> THE EXERCISE
Your task is to reproduce, verbatim and without pictures, the lines from the opening of the listing through the line containing "const ampTicks = [21, 82, 143, 205]".

--- PROVIDED RECORDS ---

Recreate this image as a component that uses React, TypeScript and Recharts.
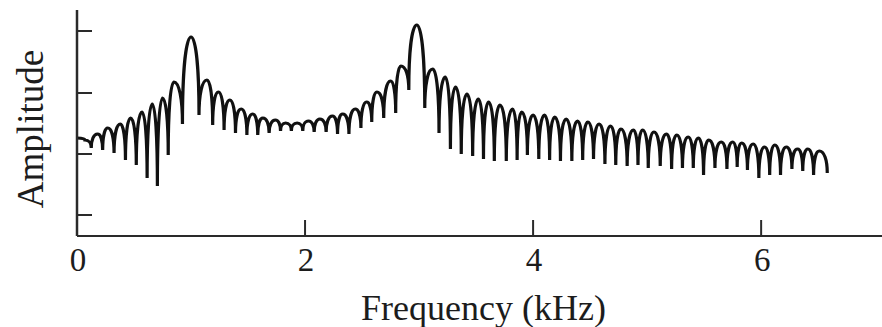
import { LineChart, Line, XAxis, YAxis } from 'recharts'

// harmonic peaks (kHz, amplitude in arbitrary units)
const peakKHz = [
  0.07, 0.18, 0.27, 0.38, 0.47, 0.57, 0.66, 0.75, 0.85, 1.0,
  1.14, 1.24, 1.34, 1.44, 1.54, 1.63, 1.74, 1.83, 1.93, 2.03,
  2.13, 2.24, 2.33, 2.44, 2.54, 2.63, 2.75, 2.84, 2.98, 3.12,
  3.23, 3.32, 3.42, 3.52, 3.61, 3.71, 3.82, 3.9, 4.0, 4.1,
  4.19, 4.29, 4.39, 4.48, 4.58, 4.68, 4.77, 4.88, 4.96, 5.06,
  5.17, 5.26, 5.36, 5.45, 5.54, 5.65, 5.75, 5.83, 5.93, 6.03,
  6.12, 6.22, 6.32, 6.41, 6.51,
]
const peakAmp = [
  96, 102, 108, 112, 118, 124, 132, 138, 154, 199,
  156, 144, 136, 127, 122, 118, 116, 113, 113, 115,
  117, 120, 122, 127, 134, 144, 155, 170, 211, 167,
  159, 149, 142, 137, 134, 131, 127, 124, 121, 121,
  119, 117, 115, 114, 112, 110, 107, 106, 106, 104,
  102, 101, 99, 98, 96, 94, 94, 93, 92, 89,
  91, 89, 87, 87, 85,
]
// troughs between neighbouring harmonics
const dipAmp = [
  88, 86, 83, 76, 71, 58, 50, 81, 112, 121,
  111, 106, 103, 101, 101, 103, 105, 105, 105, 104,
  104, 102, 102, 108, 114, 118, 123, 146, 128, 103,
  87, 82, 80, 77, 75, 75, 76, 81, 77, 76,
  75, 75, 76, 77, 72, 71, 70, 71, 68, 70,
  67, 68, 68, 61, 68, 67, 69, 66, 58, 61,
  61, 67, 65, 61,
]
const startAmp = 98
const endKHz = 6.58
const endAmp = 63

const freqTicks = [0, 2, 4, 6]
const ampTicks = [21, 82, 143, 205]

const INK = '#1c1c1c'
const AXIS = '#2a2a2a'
const FONT = '"Liberation Serif", "Times New Roman", serif'

const data: { f: number; a: number }[] = [{ f: 0, a: startAmp }]
peakKHz.forEach((f, i) => {
  data.push({ f, a: peakAmp[i] })
  if (i < dipAmp.length) {
    data.push({ f: (f + peakKHz[i + 1]) / 2, a: dipAmp[i] })
  }
})
data.push({ f: endKHz, a: endAmp })

// rounded tops, pinched troughs: each half-arch is a quarter ellipse
const archCurve = (context: any) => {
  let pts: number[][] = []
  return {
    areaStart() {},
    areaEnd() {},
    lineStart() {
      pts = []
    },
    point(x: number, y: number) {
      pts.push([+x, +y])
    },
    lineEnd() {
      if (!pts.length) return
      const k = 0.6
      context.moveTo(pts[0][0], pts[0][1])
      for (let i = 1; i < pts.length; i++) {
        const [x0, y0] = pts[i - 1]
        const [x1, y1] = pts[i]
        if (y1 > y0) {
          context.bezierCurveTo(x0 + k * (x1 - x0), y0, x1, y1 - k * (y1 - y0), x1, y1)
        } else {
          context.bezierCurveTo(x0, y0 + k * (y1 - y0), x1 - k * (x1 - x0), y1, x1, y1)
        }
      }
    },
  }
}

const FreqTick = (props: any) => {
  const { x, y, payload } = props
  return (
    <g>
      <line x1={x} x2={x} y1={y} y2={y - 16} stroke={AXIS} strokeWidth={2} />
      <text x={x + 1} y={y + 35} textAnchor="middle" fontFamily={FONT} fontSize={33} fill={INK}>
        {payload.value}
      </text>
    </g>
  )
}

const NoLabel = () => <g />

const FreqLabel = (props: any) => {
  const { viewBox } = props
  return (
    <text
      x={viewBox.x + viewBox.width / 2 + 4}
      y={viewBox.y + 84}
      textAnchor="middle"
      fontFamily={FONT}
      fontSize={36}
      fill={INK}
    >
      Frequency (kHz)
    </text>
  )
}

const AmpLabel = (props: any) => {
  const { viewBox } = props
  const cy = viewBox.y + viewBox.height / 2 + 6
  return (
    <text
      transform={`translate(43 ${cy}) rotate(-90)`}
      x={0}
      y={0}
      textAnchor="middle"
      fontFamily={FONT}
      fontSize={37}
      fill={INK}
    >
      Amplitude
    </text>
  )
}

export default function App() {
  return (
    <div style={{ position: 'absolute', left: 0, top: 0, width: 882, height: 327, background: '#fff' }}>
      <LineChart width={882} height={327} data={data} margin={{ top: 10, right: 0, bottom: 0, left: 77 }}>
        <XAxis
          dataKey="f"
          type="number"
          domain={[0, 7.06]}
          ticks={freqTicks}
          height={91}
          tickSize={0}
          tickMargin={0}
          tickLine={false}
          tick={<FreqTick />}
          axisLine={{ stroke: AXIS, strokeWidth: 2 }}
          label={FreqLabel}
        />
        <YAxis
          type="number"
          domain={[0, 226]}
          ticks={ampTicks}
          mirror
          tick={<NoLabel />}
          tickSize={15}
          tickLine={{ stroke: AXIS, strokeWidth: 2 }}
          axisLine={{ stroke: AXIS, strokeWidth: 2.5 }}
          label={AmpLabel}
        />
        <Line
          dataKey="a"
          type={archCurve as any}
          stroke="#111"
          strokeWidth={3.2}
          dot={false}
          isAnimationActive={false}
        />
      </LineChart>
    </div>
  )
}
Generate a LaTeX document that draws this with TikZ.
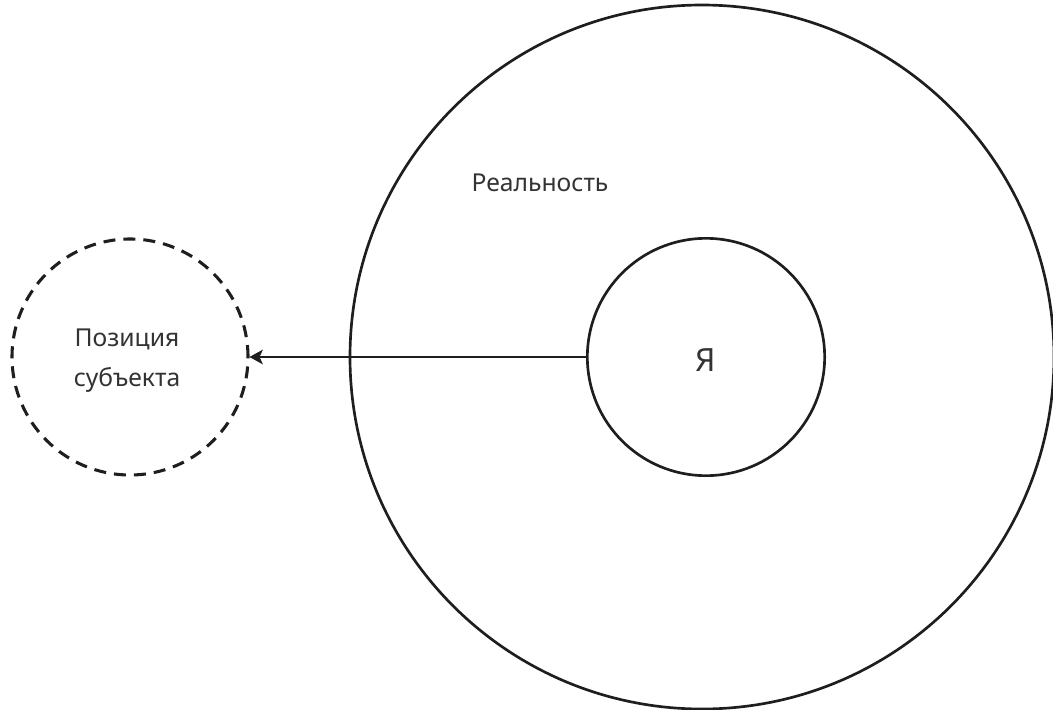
\documentclass[tikz,border=0pt]{standalone}
\usepackage{fontspec}
\setmainfont{Noto Sans}
\usetikzlibrary{arrows.meta}
\definecolor{ink}{HTML}{1E1E1E}
\definecolor{txt}{HTML}{333333}
\tikzset{
  solidring/.style={circle, draw=ink, line width=2pt, inner sep=0pt},
  dashring/.style={circle, draw=ink, line width=2.3pt, inner sep=0pt, dash pattern=on 9pt off 6pt},
  lbl/.style={text=txt, font=\fontsize{18.5}{30}\selectfont, align=center, inner sep=0pt},
  biglbl/.style={text=txt, font=\fontsize{24}{30}\selectfont, inner sep=0pt},
  conn/.style={draw=ink, line width=0.8pt, -{Stealth[length=10pt,width=11pt,inset=2.5pt,fill=ink,line width=0.5pt]}}
}
\begin{document}
\begin{tikzpicture}[x=0.75pt,y=-0.75pt]
\useasboundingbox (0,0) rectangle (1053,710);
\node[solidring, minimum size=528pt] (real) at (702,357) {};
\node[solidring, minimum size=178pt] (ya) at (706,357) {};
\node[dashring, minimum size=177pt] (pos) at (130,357) {};
\node[lbl] (reallbl) at (540,183) {Реальность};
\node[biglbl] (yalbl) at (706,360) {Я};
\node[lbl] (poslbl) at (127,361) {Позиция\\субъекта};
\draw[conn] (ya.west) -- (pos.east);
\end{tikzpicture}
\end{document}
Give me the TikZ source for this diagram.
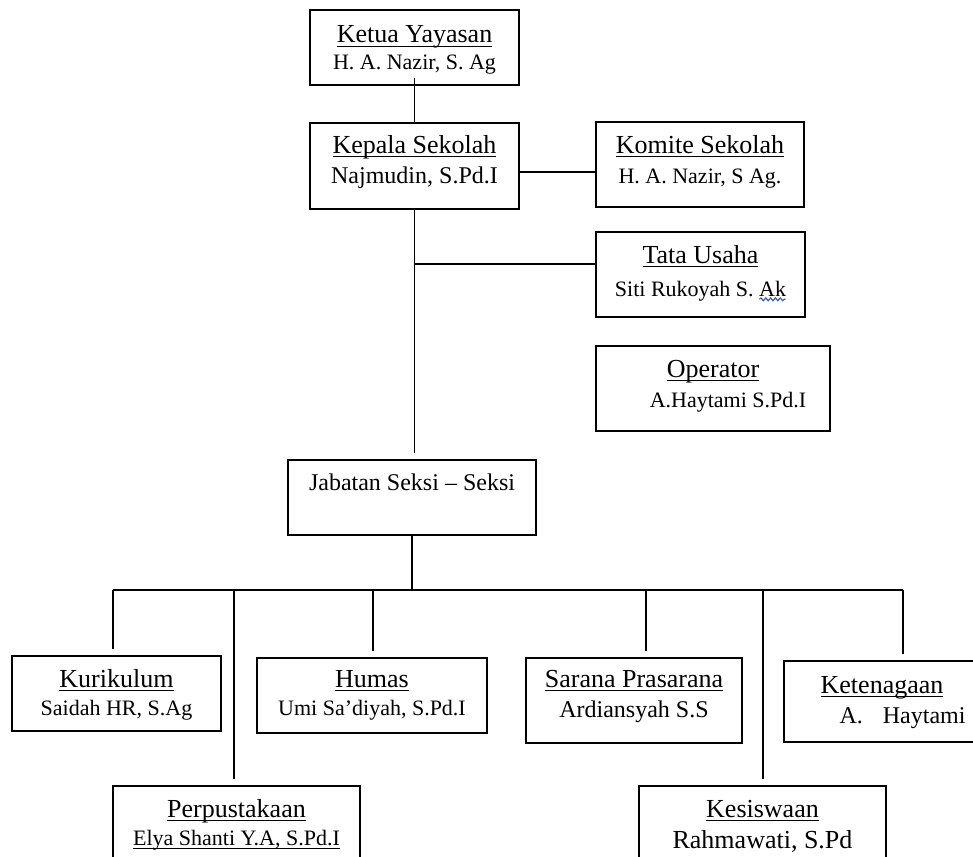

---

> FULL OUTPUT
Recreate this image as a component that uses React, TypeScript and Recharts.
import { LineChart, Line, XAxis, YAxis } from 'recharts'

// harmonic peaks (kHz, amplitude in arbitrary units)
const peakKHz = [
  0.07, 0.18, 0.27, 0.38, 0.47, 0.57, 0.66, 0.75, 0.85, 1.0,
  1.14, 1.24, 1.34, 1.44, 1.54, 1.63, 1.74, 1.83, 1.93, 2.03,
  2.13, 2.24, 2.33, 2.44, 2.54, 2.63, 2.75, 2.84, 2.98, 3.12,
  3.23, 3.32, 3.42, 3.52, 3.61, 3.71, 3.82, 3.9, 4.0, 4.1,
  4.19, 4.29, 4.39, 4.48, 4.58, 4.68, 4.77, 4.88, 4.96, 5.06,
  5.17, 5.26, 5.36, 5.45, 5.54, 5.65, 5.75, 5.83, 5.93, 6.03,
  6.12, 6.22, 6.32, 6.41, 6.51,
]
const peakAmp = [
  96, 102, 108, 112, 118, 124, 132, 138, 154, 199,
  156, 144, 136, 127, 122, 118, 116, 113, 113, 115,
  117, 120, 122, 127, 134, 144, 155, 170, 211, 167,
  159, 149, 142, 137, 134, 131, 127, 124, 121, 121,
  119, 117, 115, 114, 112, 110, 107, 106, 106, 104,
  102, 101, 99, 98, 96, 94, 94, 93, 92, 89,
  91, 89, 87, 87, 85,
]
// troughs between neighbouring harmonics
const dipAmp = [
  88, 86, 83, 76, 71, 58, 50, 81, 112, 121,
  111, 106, 103, 101, 101, 103, 105, 105, 105, 104,
  104, 102, 102, 108, 114, 118, 123, 146, 128, 103,
  87, 82, 80, 77, 75, 75, 76, 81, 77, 76,
  75, 75, 76, 77, 72, 71, 70, 71, 68, 70,
  67, 68, 68, 61, 68, 67, 69, 66, 58, 61,
  61, 67, 65, 61,
]
const startAmp = 98
const endKHz = 6.58
const endAmp = 63

const freqTicks = [0, 2, 4, 6]
const ampTicks = [21, 82, 143, 205]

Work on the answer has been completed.